Friends don't let friends eat Stove Top. It only takes about fifteen minutes of actual cooking to make great stuffing from scratch as you bustle around preparing the rest of the Thanksgiving meal. For the Cleaver's award-winning* traditional stuffing, you will need bread, butter, chicken or vegetable stock, fresh or dried herbs, roasted chestnuts, dried cherries, onions, celery, fennel, and shiitake mushrooms.

The night before or first thing in the morning, rip up good hearty bread like sourdough, challah, or, as we do, a baguette, and let sit in a big bowl uncovered for at least a few hours to get dried out.
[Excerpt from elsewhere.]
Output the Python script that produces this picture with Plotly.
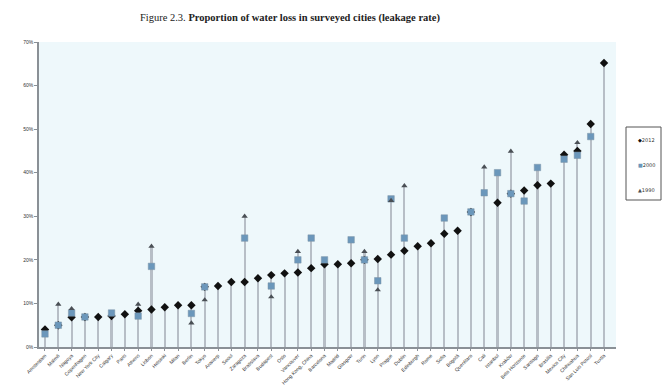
import plotly.graph_objects as go

cities = ["Amsterdam", "Malmö", "Nagoya", "Copenhagen", "New York City", "Calgary", "Paris",
          "Athens", "Lisbon", "Helsinki", "Milan", "Berlin", "Tokyo", "Antwerp", "Seoul",
          "Zaragoza", "Bratislava", "Budapest", "Oslo", "Vancouver", "Hong Kong, China",
          "Barcelona", "Madrid", "Glasgow", "Turin", "Lyon", "Prague", "Dublin", "Edinburgh",
          "Rome", "Sofia", "Bogotá", "Querétaro", "Cali", "Istanbul", "Kraków",
          "Belo Horizonte", "Santiago", "Brasília", "Mexico City", "Chihuahua",
          "San Luis Potosí", "Tuxtla"]

rate_2012 = [4.0, 5.0, 6.8, 6.9, 6.9, 7.1, 7.5, 8.3, 8.6, 9.1, 9.6, 9.6, 13.8, 14.0, 14.9,
             14.9, 15.8, 16.5, 16.9, 17.1, 18.1, 19.0, 19.0, 19.2, 20.0, 20.2, 21.2, 22.1,
             23.1, 23.8, 26.0, 26.7, 31.0, None, 33.1, 35.2, 35.9, 37.1, 37.5, 44.1, 45.0,
             51.2, 65.2]

rate_2000 = [3.0, 5.0, 7.8, 6.9, None, 7.8, None, 7.1, 18.5, None, None, 7.7, 13.8, None,
             None, 25.0, None, 14.0, None, 20.0, 25.0, 20.0, None, 24.6, 20.0, 15.2, 34.0,
             25.0, None, None, 29.6, None, 31.0, 35.4, 40.0, 35.2, 33.5, 41.2, None, 43.1,
             44.0, 48.3, None]

rate_1990 = [None, 9.8, 8.8, None, None, None, None, 9.8, 23.1, None, None, 5.5, 10.8, None,
             None, 30.0, None, 11.5, None, 21.9, None, None, None, None, 21.9, 13.1, 33.6,
             37.0, None, None, None, None, None, 41.3, None, 44.9, None, None, None, None,
             46.9, None, None]

series_names = ["2012", "2000", "1990"]
series_colors = ["#111111", "#6b97bb", "#4a4f55"]
series_symbols = ["diamond", "square", "triangle-up"]
legend_glyphs = ["◆", "■", "▲"]

y_ticks = [0, 10, 20, 30, 40, 50, 60, 70]
y_tick_text = ["0%", "10%", "20%", "30%", "40%", "50%", "60%", "70%"]

stem_top = [max(v for v in vals if v is not None)
            for vals in zip(rate_2012, rate_2000, rate_1990)]

fig = go.Figure()

fig.add_trace(go.Bar(x=cities, y=stem_top, width=0.16, marker_color="#b7bec6",
                     marker_line_width=0, showlegend=False, hoverinfo="skip"))

sizes = [6.5, 6.5, 5.5]
for name, vals, col, sym, sz in zip(series_names, [rate_2012, rate_2000, rate_1990],
                                    series_colors, series_symbols, sizes):
    mk = dict(symbol=sym, size=sz, color=col)
    if sym == "square":
        mk["line"] = dict(color="#7f95a6", width=0.5)
    fig.add_trace(go.Scatter(x=cities, y=vals, mode="markers", name=name,
                             marker=mk, showlegend=False))

# custom legend box (pixel -> paper: x=(px-39)/577, y=(347-py)/305)
fig.add_shape(type="rect", xref="paper", yref="paper",
              x0=(626 - 39) / 577, x1=(661 - 39) / 577,
              y0=(347 - 200) / 305, y1=(347 - 127) / 305,
              line=dict(color="#555555", width=1), fillcolor="white")
for i, (name, col, g) in enumerate(zip(series_names, series_colors, legend_glyphs)):
    py = 140 + i * 25
    fig.add_annotation(xref="paper", yref="paper", x=(636 - 39) / 577,
                       y=(347 - py) / 305, xanchor="left", yanchor="middle",
                       showarrow=False,
                       text=f"<span style='color:{col}'>{g}</span>{name}",
                       font=dict(size=5, family="DejaVu Sans", color="#333333"))

fig.update_layout(
    width=662, height=388,
    margin=dict(l=39, r=46, t=42, b=41, autoexpand=False),
    paper_bgcolor="white",
    plot_bgcolor="#eef8fb",
    title=dict(text="Figure 2.3. <b>Proportion of water loss in surveyed cities (leakage rate)</b>",
               x=0.438, xanchor="center", y=0.955, yanchor="middle",
               font=dict(family="Liberation Serif", size=10.5, color="#222222")),
    font=dict(family="Liberation Sans", color="#333333"),
    showlegend=False,
    bargap=0,
)

fig.update_xaxes(type="category", range=[-0.45, 42.9], tickangle=-45,
                 tickfont=dict(size=5, color="#333333"),
                 showgrid=False, showline=True, linecolor="#8a9096", linewidth=1.5,
                 ticks="outside", ticklen=2, tickcolor="#8a9096", zeroline=False)
fig.update_yaxes(range=[0, 70], tickvals=y_ticks, ticktext=y_tick_text,
                 tickfont=dict(size=5, color="#333333"),
                 showgrid=False, showline=True, linecolor="#8a9096", linewidth=1.5,
                 ticks="outside", ticklen=3, tickcolor="#8a9096", zeroline=False)

fig.write_html("out.html")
As a family unafraid of leftover stuffing, we tend to go with a ratio of one medium-sized loaf for every two adults. Remember that it will shrink as it cooks, and many people love to stuff themselves with stuffing.

Saute chopped onions in butter until they just begin to caramelize, then add in celery, fennel, and shiitake mushrooms and cook until those are soft. Again, you'll want to scale these to be about one medium onion, two stalks of celery, one stalk of fennel, and a handful of shiitakes for each medium-sized loaf of bread. Add salt and pepper to taste and let the mixture cool completely in a bowl before proceeding.

Sauteeing Ingredients For Turkey Stuffing

Now rip up plenty of fresh herbs like rosemary, sage, and thyme and add them to the bowl of sauteed vegetables. Dried herbs are fine, just use about half as much of them than you would fresh.

Turkey Stuffing

Turkey Stuffing

Stir the dried cherries and roasted chestnuts into that mix, and then toss the whole lot of it into your bread bowl and combine. Pour in stock -- chicken if you can, or vegetable if you need the stuffing to be vegetarian-friendly -- a little at time just to make the stuffing moist enough that you can just form a loose ball in your hand.

If you're stuffing the turkey, you should put the stuffing into the fridge as needed to make sure it's the same temperature as the bird itself. You do not want to put warm stuffing into a cold turkey.

Cooked inside the turkey, stuffing needs to reach 165 F to be considered totally safe, so do it up like we tell you over here and no one gets botulism. If you're cooking it in a dish, just be sure to let it cook it at 350 F until it's hot and crusty and you're all set.

*Ok, you got us, we haven't actually won any awards. But people really like this stuffing.